Several years ago we attended a New Year’s Party where everyone brought a dish for the buffet. It was quite a buffet with everything from venison backstrap to smoked alligator sausage. Having loaded my plate, I sat down and began to indulge myself; about the second goody that I took a bite from turned out to be one of the best mouthfuls of anything I’ve had recently. It turned out to be an individual serving of Roseville Tomato Pie. When I mentioned the delicacy to my wife, she reminded me that the owner of the Roseville Bed & Breakfast (Click Here to visit their website) had given her a copy of the recipe several years ago and we’d just never gotten around to preparing it … Duh! The recipe has appeared in a local community cookbook and is freely distributed at the B&B, I am reprinting it here with the kind permission of the owners of Roseville B&B, Virginia & Melvin McConnell.
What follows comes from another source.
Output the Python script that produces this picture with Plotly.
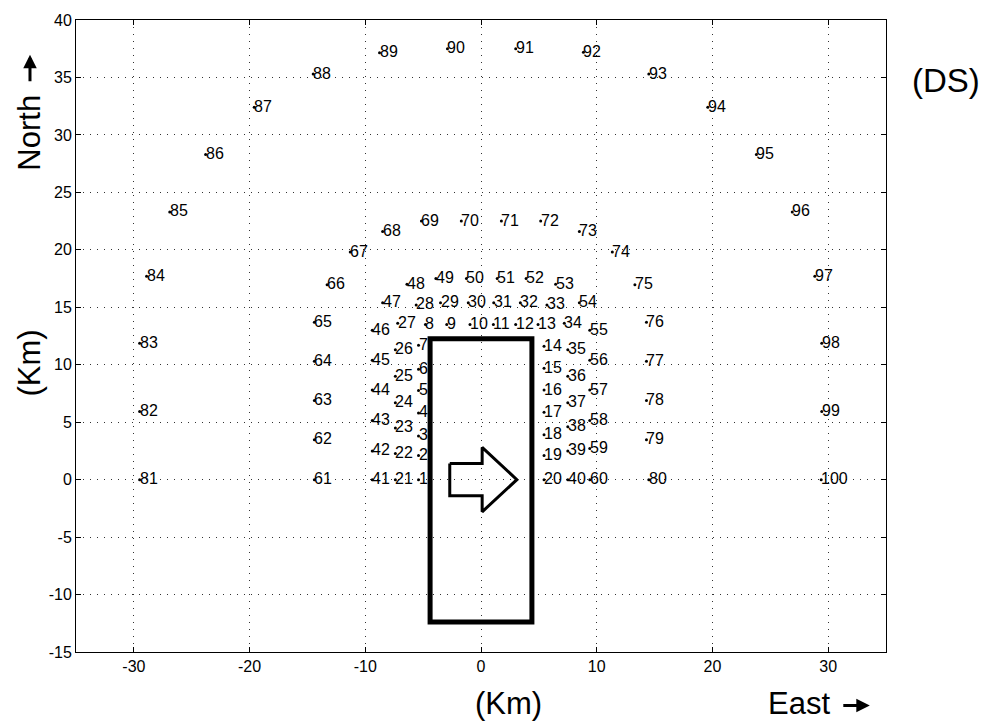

Since I was first introduced to Roseville Tomato Pie as an appetizer, I have listed it as such, however, after preparing it myself and then doing a little research about how it is served at the B&B, I am convinced that it is primarily a breakfast or a brunch dish because two (or maybe three) of these little pies will easily make up a meal. On the other hand, we often serve Roseville Tomato Pie as a ‘heavy’ appetizer and also as a side dish.
(Cook’s Note- About those “cheap biscuits” listed in the ingredients … they are those generic ones that cost around 25-cents a can. That’s what you’ve got to use because you don’t want something that will rise too much, instead, you want each biscuit to be pretty flat!)